What kind of world teaches children how to survive and suffer before it teaches them how to live, asks Kazi Arafa Islam, 13, from Longdean School.
By the age of seven, he could recognise the sound of a missile before he could spell his name. By eight, he buried his father before he understood death. By nine, his own life was stolen.
Childhood did not eave him: it was taken.
This is not just one child – this is one among 473 million other children just like him.
We speak about war through numbers because numbers are easier to survive. However, behind every number is a soul waiting to hug their parents after a long, tiring day at school. Yet they arrive home to find that their parents are missing – nowhere to be found – hidden again among numbers.
The charity Save the Children reports that in 2022, one out of six children were living in a war zone. And we still call this the world we live in.
What kind of world teaches children how to survive before it teaches them how to live?
Waiting for the pain to end quickly, praying not to experience daylight again, she clings to her teddy bear tight before her eyes shut, resetting all the painful sights she witnessed that day, just to wake up to another one.
Some children do not dream of the future – they just hope to reach it.

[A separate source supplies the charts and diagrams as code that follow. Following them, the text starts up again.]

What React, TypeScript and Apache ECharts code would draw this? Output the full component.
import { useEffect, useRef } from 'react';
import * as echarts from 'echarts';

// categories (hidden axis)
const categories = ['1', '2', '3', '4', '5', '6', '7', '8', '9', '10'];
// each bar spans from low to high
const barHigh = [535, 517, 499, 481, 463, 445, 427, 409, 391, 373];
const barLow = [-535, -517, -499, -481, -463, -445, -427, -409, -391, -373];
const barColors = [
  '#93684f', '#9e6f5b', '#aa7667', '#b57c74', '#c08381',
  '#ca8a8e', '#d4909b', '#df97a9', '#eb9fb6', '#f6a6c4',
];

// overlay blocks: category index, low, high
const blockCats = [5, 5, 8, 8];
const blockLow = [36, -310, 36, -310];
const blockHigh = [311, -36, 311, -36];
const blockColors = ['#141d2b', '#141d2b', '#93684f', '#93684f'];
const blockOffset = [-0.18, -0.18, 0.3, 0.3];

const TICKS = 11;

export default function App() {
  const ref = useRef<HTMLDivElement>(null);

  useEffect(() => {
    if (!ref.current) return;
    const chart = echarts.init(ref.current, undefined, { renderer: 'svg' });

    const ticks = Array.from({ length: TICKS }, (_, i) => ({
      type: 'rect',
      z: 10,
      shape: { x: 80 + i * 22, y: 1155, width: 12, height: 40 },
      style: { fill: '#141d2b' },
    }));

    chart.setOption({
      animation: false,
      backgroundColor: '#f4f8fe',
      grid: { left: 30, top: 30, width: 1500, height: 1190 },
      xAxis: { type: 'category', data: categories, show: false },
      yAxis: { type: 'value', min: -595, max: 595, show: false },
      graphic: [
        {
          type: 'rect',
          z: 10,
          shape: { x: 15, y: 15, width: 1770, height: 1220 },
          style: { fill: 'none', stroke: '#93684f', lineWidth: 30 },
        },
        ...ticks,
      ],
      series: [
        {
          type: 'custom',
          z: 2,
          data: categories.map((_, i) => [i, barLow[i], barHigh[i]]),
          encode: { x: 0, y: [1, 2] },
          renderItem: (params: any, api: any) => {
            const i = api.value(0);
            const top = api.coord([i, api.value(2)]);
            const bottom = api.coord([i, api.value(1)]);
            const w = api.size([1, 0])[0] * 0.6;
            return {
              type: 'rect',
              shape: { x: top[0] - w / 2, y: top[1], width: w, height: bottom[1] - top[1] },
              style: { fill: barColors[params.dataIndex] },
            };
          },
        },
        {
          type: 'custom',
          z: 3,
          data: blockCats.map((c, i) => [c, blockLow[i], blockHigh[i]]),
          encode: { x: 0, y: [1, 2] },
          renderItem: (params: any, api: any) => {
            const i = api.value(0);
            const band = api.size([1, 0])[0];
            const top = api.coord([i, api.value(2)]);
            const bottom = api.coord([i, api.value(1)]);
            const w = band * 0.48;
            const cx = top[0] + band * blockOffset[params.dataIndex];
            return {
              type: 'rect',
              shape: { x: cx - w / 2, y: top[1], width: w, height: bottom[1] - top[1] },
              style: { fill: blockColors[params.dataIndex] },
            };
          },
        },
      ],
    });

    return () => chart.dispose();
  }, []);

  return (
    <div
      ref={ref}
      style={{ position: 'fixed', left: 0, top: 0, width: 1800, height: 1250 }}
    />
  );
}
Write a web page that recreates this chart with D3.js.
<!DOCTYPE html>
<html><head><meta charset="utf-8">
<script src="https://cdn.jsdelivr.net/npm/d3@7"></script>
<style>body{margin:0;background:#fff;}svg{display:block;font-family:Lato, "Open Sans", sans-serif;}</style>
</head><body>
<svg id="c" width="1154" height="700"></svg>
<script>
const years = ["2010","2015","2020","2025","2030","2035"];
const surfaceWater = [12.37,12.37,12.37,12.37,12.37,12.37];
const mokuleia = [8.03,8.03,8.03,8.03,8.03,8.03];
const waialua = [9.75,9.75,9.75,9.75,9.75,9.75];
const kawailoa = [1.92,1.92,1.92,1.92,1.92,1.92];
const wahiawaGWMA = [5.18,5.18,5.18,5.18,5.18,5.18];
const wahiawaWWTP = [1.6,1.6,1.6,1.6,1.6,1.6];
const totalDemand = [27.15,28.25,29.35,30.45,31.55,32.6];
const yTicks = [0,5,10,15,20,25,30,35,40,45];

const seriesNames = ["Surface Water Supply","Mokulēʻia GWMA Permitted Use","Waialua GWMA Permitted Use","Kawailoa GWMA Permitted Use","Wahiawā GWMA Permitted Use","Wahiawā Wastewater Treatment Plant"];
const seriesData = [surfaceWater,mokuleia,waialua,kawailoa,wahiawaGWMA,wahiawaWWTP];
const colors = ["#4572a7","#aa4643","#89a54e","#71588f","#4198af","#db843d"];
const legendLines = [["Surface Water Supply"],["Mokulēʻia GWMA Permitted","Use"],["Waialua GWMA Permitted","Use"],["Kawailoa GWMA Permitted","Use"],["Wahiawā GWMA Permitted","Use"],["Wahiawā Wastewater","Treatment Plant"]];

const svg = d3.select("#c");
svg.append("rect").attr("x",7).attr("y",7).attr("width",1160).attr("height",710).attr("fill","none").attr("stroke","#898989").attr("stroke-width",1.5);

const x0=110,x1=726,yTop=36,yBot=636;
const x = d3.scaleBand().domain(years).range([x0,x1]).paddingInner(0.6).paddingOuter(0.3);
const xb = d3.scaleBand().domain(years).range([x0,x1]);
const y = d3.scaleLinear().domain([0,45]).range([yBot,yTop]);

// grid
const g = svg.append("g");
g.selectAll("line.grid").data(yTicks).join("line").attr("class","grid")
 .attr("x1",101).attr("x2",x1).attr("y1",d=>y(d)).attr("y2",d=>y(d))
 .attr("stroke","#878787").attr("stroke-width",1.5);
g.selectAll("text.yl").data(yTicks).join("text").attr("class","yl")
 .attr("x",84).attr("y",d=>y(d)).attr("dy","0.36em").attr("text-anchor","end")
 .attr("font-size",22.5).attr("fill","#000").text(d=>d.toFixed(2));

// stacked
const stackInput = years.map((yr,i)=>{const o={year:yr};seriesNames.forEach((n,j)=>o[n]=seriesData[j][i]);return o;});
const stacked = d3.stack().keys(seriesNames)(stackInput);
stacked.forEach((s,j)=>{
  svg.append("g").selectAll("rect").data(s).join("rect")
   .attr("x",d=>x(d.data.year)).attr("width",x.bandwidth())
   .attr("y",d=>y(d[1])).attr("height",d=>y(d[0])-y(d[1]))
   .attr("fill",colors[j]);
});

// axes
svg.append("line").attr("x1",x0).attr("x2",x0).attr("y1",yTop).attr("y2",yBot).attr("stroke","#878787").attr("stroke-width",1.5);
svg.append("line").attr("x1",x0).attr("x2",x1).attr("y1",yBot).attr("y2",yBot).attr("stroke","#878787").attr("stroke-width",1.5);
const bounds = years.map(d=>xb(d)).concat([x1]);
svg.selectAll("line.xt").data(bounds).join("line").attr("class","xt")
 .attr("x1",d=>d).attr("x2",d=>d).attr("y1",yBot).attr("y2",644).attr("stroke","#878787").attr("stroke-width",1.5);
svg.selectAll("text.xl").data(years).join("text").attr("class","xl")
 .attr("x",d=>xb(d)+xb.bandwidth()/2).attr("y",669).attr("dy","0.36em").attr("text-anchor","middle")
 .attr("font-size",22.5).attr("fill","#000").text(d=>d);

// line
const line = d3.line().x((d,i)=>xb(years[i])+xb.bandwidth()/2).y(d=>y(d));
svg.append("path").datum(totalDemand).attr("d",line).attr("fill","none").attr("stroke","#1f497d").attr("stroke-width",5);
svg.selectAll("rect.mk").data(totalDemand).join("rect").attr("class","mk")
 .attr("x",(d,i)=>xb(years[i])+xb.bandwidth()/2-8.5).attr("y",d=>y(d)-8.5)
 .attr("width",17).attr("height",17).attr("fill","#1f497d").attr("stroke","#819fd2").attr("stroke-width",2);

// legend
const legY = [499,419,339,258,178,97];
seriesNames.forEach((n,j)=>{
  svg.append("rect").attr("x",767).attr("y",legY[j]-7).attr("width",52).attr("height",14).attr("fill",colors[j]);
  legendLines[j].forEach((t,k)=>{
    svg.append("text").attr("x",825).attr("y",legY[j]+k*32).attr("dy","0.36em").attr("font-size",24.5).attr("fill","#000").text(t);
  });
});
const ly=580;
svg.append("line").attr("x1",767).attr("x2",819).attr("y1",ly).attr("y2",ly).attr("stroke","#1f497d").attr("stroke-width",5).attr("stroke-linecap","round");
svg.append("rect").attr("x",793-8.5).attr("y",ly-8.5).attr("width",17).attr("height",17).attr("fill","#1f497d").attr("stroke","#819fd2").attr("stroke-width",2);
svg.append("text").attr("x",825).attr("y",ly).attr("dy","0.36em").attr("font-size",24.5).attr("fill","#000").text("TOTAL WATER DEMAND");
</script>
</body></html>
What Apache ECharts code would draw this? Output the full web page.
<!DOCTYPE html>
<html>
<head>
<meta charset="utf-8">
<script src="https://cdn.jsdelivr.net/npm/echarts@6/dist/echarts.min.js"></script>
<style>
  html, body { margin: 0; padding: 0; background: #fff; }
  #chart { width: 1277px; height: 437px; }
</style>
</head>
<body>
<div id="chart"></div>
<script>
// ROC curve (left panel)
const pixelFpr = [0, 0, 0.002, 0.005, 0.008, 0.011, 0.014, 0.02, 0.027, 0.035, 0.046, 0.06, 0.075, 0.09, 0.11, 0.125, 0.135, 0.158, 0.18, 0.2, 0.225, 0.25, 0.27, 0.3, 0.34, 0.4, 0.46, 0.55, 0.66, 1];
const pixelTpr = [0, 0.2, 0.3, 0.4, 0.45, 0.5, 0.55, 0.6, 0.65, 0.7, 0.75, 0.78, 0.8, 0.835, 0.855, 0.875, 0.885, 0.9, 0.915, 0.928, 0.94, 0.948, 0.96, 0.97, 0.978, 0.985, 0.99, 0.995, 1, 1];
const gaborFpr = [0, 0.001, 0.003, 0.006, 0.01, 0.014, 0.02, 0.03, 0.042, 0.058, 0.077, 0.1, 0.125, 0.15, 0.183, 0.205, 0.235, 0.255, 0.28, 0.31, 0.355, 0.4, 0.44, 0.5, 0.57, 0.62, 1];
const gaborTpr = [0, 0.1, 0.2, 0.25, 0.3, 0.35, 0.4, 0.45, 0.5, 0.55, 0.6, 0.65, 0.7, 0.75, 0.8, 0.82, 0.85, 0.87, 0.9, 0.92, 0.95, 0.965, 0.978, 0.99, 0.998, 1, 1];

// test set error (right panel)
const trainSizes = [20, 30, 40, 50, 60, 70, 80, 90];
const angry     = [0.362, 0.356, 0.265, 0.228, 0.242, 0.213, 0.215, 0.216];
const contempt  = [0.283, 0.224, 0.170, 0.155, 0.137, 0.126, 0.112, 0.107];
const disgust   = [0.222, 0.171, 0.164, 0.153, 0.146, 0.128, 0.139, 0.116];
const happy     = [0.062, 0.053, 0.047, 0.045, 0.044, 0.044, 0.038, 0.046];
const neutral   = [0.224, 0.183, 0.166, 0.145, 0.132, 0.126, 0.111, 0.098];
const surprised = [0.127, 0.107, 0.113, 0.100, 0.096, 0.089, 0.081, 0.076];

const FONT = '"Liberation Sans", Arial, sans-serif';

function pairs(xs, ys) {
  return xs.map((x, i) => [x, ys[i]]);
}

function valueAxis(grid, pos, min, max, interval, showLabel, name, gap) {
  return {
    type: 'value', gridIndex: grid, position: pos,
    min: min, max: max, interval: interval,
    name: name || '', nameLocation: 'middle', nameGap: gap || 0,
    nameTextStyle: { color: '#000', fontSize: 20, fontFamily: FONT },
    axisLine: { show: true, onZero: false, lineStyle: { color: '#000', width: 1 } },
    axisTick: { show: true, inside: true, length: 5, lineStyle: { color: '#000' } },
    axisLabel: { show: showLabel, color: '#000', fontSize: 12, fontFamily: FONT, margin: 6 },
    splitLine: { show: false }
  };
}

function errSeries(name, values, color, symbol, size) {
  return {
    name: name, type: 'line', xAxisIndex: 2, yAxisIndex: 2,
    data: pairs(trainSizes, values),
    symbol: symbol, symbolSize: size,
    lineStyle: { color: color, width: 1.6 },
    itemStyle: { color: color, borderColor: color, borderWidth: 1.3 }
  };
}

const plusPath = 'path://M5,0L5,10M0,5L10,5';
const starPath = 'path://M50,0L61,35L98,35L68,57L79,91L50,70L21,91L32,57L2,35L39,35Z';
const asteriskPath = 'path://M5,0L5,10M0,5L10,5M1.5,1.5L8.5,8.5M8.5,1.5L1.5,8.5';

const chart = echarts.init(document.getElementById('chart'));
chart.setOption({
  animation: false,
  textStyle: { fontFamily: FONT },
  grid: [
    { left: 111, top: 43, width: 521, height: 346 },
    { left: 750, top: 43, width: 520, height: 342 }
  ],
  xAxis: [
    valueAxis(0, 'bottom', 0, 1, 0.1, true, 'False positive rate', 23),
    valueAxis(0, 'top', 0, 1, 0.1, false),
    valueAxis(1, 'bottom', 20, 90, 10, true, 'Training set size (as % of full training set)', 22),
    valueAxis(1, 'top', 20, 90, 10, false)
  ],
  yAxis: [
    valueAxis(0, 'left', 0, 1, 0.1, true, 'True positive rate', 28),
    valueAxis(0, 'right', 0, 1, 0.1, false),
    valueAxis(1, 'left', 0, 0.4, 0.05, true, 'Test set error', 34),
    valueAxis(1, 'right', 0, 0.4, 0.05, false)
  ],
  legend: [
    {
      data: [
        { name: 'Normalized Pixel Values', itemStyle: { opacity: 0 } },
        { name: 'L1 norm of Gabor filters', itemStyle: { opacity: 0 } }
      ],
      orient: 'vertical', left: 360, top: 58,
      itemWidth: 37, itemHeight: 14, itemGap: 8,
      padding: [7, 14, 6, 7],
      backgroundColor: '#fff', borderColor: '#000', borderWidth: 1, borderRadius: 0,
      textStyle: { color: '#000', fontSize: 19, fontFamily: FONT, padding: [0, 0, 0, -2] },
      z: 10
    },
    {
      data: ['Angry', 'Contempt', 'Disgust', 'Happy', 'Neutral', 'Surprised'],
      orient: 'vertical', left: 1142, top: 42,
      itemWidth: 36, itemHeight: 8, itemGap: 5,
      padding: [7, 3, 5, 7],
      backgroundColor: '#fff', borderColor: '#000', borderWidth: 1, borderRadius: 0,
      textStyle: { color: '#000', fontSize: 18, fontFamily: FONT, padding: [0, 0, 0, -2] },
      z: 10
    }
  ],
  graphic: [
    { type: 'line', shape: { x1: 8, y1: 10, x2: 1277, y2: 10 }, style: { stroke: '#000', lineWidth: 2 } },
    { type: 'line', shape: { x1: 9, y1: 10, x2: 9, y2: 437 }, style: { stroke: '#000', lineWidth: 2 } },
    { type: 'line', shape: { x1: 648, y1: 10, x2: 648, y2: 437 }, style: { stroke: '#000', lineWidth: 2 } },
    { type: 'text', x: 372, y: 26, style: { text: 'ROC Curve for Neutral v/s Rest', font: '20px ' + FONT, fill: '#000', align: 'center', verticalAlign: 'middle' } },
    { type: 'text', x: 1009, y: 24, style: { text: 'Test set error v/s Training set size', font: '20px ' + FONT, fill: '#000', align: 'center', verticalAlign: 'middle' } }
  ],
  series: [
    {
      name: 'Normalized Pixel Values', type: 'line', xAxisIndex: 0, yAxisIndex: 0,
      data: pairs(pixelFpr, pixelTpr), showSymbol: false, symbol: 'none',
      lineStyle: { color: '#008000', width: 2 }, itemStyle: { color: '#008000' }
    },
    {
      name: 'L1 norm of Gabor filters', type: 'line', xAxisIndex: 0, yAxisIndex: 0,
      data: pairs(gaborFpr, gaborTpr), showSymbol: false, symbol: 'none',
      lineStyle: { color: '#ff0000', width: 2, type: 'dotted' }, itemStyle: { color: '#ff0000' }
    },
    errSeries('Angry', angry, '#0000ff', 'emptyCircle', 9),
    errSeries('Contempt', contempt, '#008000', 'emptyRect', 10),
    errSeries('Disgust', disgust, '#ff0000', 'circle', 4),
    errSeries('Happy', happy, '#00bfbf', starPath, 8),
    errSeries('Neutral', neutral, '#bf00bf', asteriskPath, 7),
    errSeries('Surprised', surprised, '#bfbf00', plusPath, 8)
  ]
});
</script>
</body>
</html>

The daylight was once filled with rainbows, butterflies, and birds. Now, even the birds have fled. The once-blue sky, now transformed into a battlefield of deadly smoke. A girl gazes outside wondering if it will ever end.
Instead of bedtime stories, they listen to explosions. Instead of laughter, they hear sirens. Instead of dreams, they learn fear.
And yet, the world continues as normal.
Approximately 1.7 billion children or two out of every three children are living in a country affected by war. One is hiding. One is running. Only one is left to live the childhood every child deserves.
One day these children will grow up with memories heavier than any suitcases they were forced to flee with. They will remember hunger. Smoke. Silence. And their childhood being shattered into pieces by a world who turned a blind eye to them. When will the world wake up and recognise that the smallest victims carry the heaviest scars?
Some will argue that war is necessary – that it protects nations, creates freedom, and secures the future. But what future is there to secure, when children are paying the price?
Does it matter where this child is from? Whether they are running from bombs, fleeing their homes or starving just to survive another day?
War does not just destroy cities. It rewrites childhood.
From the comfort of my own bedroom, I am writing this to raise awareness for the people who cannot. With a mind to think about what words to write next, while they think about how long they may have left without food.
Children are not numbers.
They are not headlines.
And the moment they learn to fear the sky is the moment that humanity has already failed.